# PROBLEM TO WORK ON
Give back exactly the lines running from the line that holds "Recreate this image" through the line that holds "FRAME_LEFT = 123", ends included, and no other lines.

# DATA SHOWN
^^^^^^^^^^^^^^^^

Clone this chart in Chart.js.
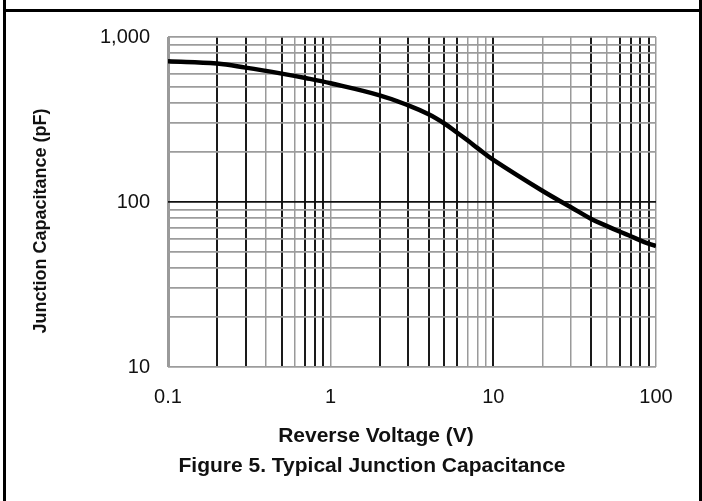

^^^^^^^^^^^^^^^^

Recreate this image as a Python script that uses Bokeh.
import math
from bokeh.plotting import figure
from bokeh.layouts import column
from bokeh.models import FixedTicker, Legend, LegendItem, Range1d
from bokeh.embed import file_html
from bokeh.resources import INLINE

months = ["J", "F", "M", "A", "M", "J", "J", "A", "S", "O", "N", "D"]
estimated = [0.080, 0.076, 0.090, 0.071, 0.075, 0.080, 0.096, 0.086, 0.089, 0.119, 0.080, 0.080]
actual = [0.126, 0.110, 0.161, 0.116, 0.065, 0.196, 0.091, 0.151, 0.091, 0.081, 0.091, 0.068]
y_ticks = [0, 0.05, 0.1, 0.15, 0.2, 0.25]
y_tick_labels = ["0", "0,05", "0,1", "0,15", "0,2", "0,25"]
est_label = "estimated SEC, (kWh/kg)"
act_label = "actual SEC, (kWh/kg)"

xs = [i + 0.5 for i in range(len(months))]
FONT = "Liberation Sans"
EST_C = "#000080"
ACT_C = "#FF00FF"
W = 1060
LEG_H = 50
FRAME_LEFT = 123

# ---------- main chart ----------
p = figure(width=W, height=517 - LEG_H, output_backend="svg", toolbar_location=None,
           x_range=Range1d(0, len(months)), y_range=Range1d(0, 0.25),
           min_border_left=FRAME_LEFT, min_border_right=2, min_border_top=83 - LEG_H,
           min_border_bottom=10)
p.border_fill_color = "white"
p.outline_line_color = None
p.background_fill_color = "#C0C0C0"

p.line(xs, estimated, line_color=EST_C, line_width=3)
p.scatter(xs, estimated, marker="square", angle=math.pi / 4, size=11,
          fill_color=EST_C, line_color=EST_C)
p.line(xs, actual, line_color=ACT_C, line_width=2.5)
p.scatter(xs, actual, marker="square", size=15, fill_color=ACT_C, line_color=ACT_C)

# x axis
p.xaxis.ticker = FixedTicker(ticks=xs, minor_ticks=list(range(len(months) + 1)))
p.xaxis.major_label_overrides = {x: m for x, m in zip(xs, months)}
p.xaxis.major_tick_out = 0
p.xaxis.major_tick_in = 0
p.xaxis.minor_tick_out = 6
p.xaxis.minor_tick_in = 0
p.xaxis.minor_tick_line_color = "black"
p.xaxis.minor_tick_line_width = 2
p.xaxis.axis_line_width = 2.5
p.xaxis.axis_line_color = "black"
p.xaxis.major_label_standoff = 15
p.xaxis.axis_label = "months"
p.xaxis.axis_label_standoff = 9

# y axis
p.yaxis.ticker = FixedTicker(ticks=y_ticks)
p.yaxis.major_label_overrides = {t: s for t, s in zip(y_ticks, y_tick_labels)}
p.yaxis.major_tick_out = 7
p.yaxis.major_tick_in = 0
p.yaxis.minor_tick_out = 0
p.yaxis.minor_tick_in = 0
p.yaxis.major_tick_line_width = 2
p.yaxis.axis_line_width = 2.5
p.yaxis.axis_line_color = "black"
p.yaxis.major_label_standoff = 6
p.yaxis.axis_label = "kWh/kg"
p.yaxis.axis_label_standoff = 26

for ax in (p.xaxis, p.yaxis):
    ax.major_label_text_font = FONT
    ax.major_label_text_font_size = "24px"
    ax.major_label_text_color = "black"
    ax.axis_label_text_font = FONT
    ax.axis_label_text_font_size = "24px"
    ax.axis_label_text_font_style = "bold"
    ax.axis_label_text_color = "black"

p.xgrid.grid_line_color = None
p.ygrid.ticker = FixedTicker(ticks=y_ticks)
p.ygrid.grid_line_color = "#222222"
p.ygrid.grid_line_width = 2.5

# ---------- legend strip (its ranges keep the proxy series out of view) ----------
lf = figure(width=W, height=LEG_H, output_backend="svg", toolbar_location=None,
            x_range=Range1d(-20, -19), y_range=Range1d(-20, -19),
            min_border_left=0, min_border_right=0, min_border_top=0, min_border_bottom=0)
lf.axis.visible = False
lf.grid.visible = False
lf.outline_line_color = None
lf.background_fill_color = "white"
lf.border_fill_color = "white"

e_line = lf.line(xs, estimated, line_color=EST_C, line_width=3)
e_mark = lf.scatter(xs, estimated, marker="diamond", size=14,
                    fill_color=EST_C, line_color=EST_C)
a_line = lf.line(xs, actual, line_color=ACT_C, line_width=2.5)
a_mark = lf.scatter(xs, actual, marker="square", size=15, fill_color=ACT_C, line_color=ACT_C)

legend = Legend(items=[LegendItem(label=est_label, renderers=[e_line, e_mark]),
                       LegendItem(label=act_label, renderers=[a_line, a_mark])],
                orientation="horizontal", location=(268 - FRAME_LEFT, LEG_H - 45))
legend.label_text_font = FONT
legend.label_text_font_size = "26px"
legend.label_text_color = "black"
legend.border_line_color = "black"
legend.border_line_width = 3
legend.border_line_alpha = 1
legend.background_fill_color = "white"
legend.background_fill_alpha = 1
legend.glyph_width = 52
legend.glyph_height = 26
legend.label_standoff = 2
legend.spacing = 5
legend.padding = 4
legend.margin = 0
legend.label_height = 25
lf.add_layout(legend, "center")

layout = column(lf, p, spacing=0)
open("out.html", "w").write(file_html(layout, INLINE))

^^^^^^^^^^^^^^^^

# ANSWER FOR THIS EXERCISE
Recreate this image as a Python script that uses Bokeh.
import math
from bokeh.plotting import figure
from bokeh.layouts import column
from bokeh.models import FixedTicker, Legend, LegendItem, Range1d
from bokeh.embed import file_html
from bokeh.resources import INLINE

months = ["J", "F", "M", "A", "M", "J", "J", "A", "S", "O", "N", "D"]
estimated = [0.080, 0.076, 0.090, 0.071, 0.075, 0.080, 0.096, 0.086, 0.089, 0.119, 0.080, 0.080]
actual = [0.126, 0.110, 0.161, 0.116, 0.065, 0.196, 0.091, 0.151, 0.091, 0.081, 0.091, 0.068]
y_ticks = [0, 0.05, 0.1, 0.15, 0.2, 0.25]
y_tick_labels = ["0", "0,05", "0,1", "0,15", "0,2", "0,25"]
est_label = "estimated SEC, (kWh/kg)"
act_label = "actual SEC, (kWh/kg)"

xs = [i + 0.5 for i in range(len(months))]
FONT = "Liberation Sans"
EST_C = "#000080"
ACT_C = "#FF00FF"
W = 1060
LEG_H = 50
FRAME_LEFT = 123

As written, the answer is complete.